5. Centralized Communication
Interaction rules are easier to manage.
Disadvantages of the Mediator Pattern
1. Mediator Can Become Large
As communication rules grow:
Mediator
├── Rule A
├── Rule B
├── Rule C
└── Rule D
The mediator can become complex.
2. Single Point of Complexity
Too much logic may accumulate in the mediator.
3. Harder to Understand Initially
Beginners may find the additional layer confusing.
Real World Applications
The Mediator Pattern is widely used in:
Chat applications
Air traffic control systems
Smart home systems
GUI frameworks
Event management systems
Multiplayer games
Workflow engines
Messaging systems
Collaboration platforms
Many UI frameworks internally use Mediator-like architectures.
Common Beginner Mistakes
1. Putting Business Logic Inside Colleagues
Communication logic should remain inside the mediator.
2. Allowing Direct Communication
Avoid:
userA->sendTo(userB);
This defeats the purpose of the pattern.
3. Creating a God Mediator
A mediator should manage communication, not all application logic.
4. Using Mediator for Simple Systems
If only two objects communicate, the pattern may be unnecessary.
Simple Visualization
Without Mediator:
User A ↔ User B
User A ↔ User C
User B ↔ User C
Many direct dependencies.
With Mediator:
User A
│
User B
│
User C
│
▼
Mediator
All communication flows through one central component.
Summary
The Mediator Design Pattern centralizes communication between multiple objects by introducing a mediator that coordinates their interactions.
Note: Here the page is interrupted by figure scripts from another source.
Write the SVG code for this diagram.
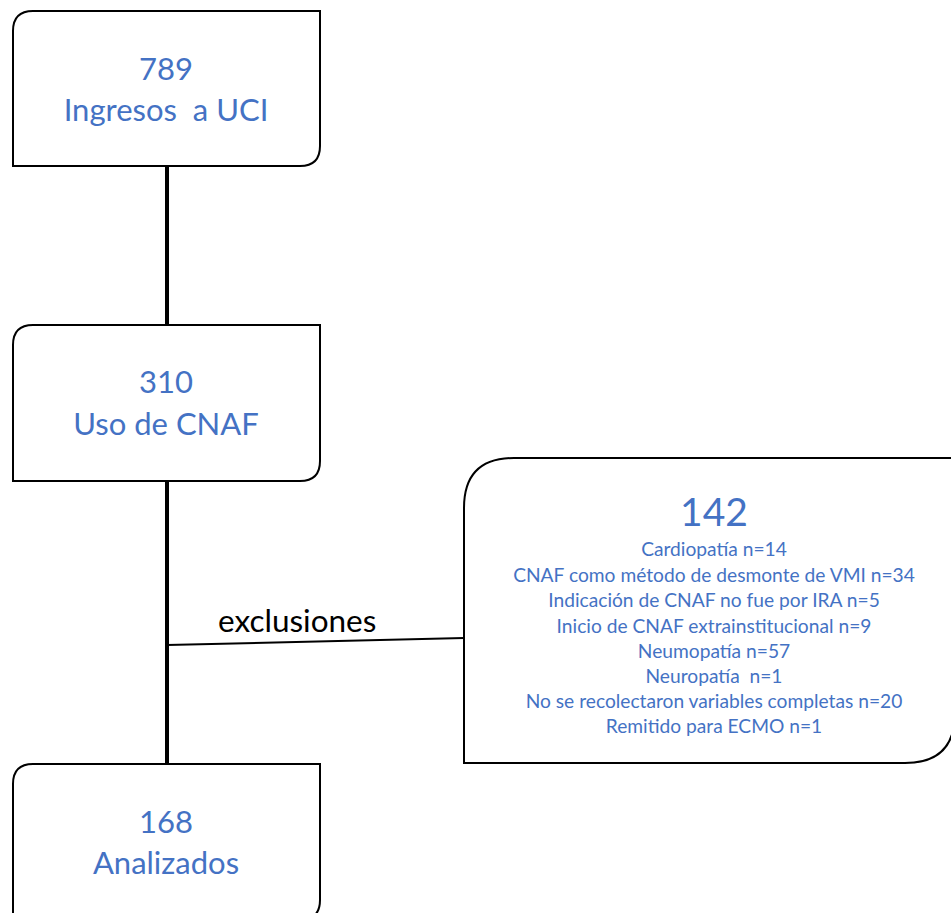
<svg xmlns="http://www.w3.org/2000/svg" width="951" height="913" viewBox="0 0 951 913">
<style>
.box{fill:#fff;stroke:#000;stroke-width:2}
.t{font-family:Lato,"Liberation Sans",sans-serif;fill:#4472C4;text-anchor:middle}
.big{font-size:31px}
.sm{font-size:19.2px}
.lbl{font-family:Lato,"Liberation Sans",sans-serif;font-size:31.5px;fill:#000}
</style>
<rect width="951" height="913" fill="#fff"/>
<g id="connectors">
<line x1="167" y1="166" x2="167" y2="325" stroke="#000" stroke-width="4"/>
<line x1="167" y1="481" x2="167" y2="764" stroke="#000" stroke-width="4"/>
<line x1="167" y1="645" x2="464" y2="638" stroke="#000" stroke-width="2"/>
<text class="lbl" x="218" y="632">exclusiones</text>
</g>
<g id="n1">
<path class="box" d="M33 11 H320 V146 Q320 166 300 166 H13 V31 Q13 11 33 11 Z"/>
<text class="t big" x="166" y="80">789</text>
<text class="t big" x="166" y="121" xml:space="preserve">Ingresos  a UCI</text>
</g>
<g id="n2">
<path class="box" d="M33 325 H320 V461 Q320 481 300 481 H13 V345 Q13 325 33 325 Z"/>
<text class="t big" x="166" y="393">310</text>
<text class="t big" x="166" y="435">Uso de CNAF</text>
</g>
<g id="n3">
<path class="box" d="M33 764 H320 V900 Q320 920 300 920 H13 V784 Q13 764 33 764 Z"/>
<text class="t big" x="166" y="833">168</text>
<text class="t big" x="166" y="874">Analizados</text>
</g>
<g id="n4">
<path class="box" d="M514 458 H955 V713 Q955 763 905 763 H464 V508 Q464 458 514 458 Z"/>
<text class="t" style="font-size:39px" x="714" y="526">142</text>
<text class="t sm" x="714" y="556">Cardiopatía n=14</text>
<text class="t sm" x="714" y="582">CNAF como método de desmonte de VMI n=34</text>
<text class="t sm" x="714" y="607">Indicación de CNAF no fue por IRA n=5</text>
<text class="t sm" x="714" y="633">Inicio de CNAF extrainstitucional n=9</text>
<text class="t sm" x="714" y="658">Neumopatía n=57</text>
<text class="t sm" x="714" y="683" xml:space="preserve">Neuropatía  n=1</text>
<text class="t sm" x="714" y="708">No se recolectaron variables completas n=20</text>
<text class="t sm" x="714" y="733">Remitido para ECMO n=1</text>
</g>
</svg>
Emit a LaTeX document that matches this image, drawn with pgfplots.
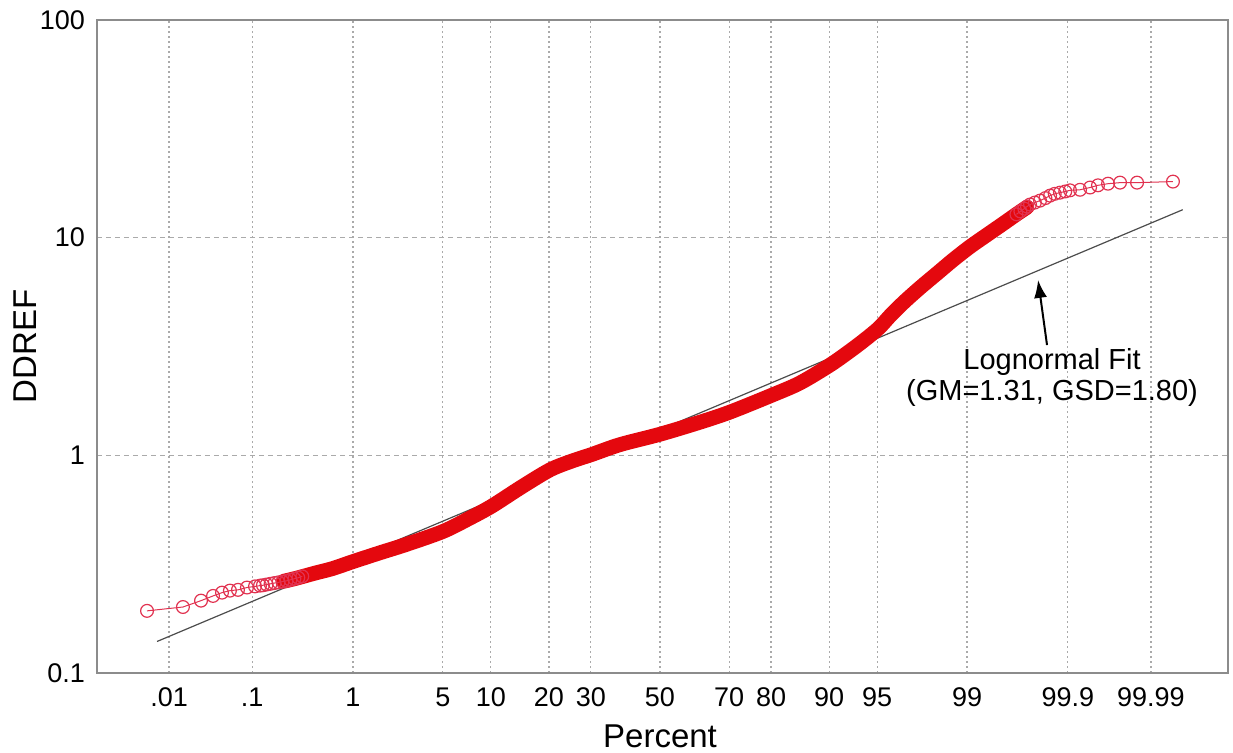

Instead of objects directly depending on one another, they communicate through the mediator, resulting in reduced coupling, better maintainability, and improved scalability. This pattern is particularly useful in systems where many objects need to interact with each other in complex ways.
Whenever object-to-object communication starts becoming difficult to manage, the Mediator Pattern provides a clean and organized solution by moving interaction logic into a dedicated mediator component.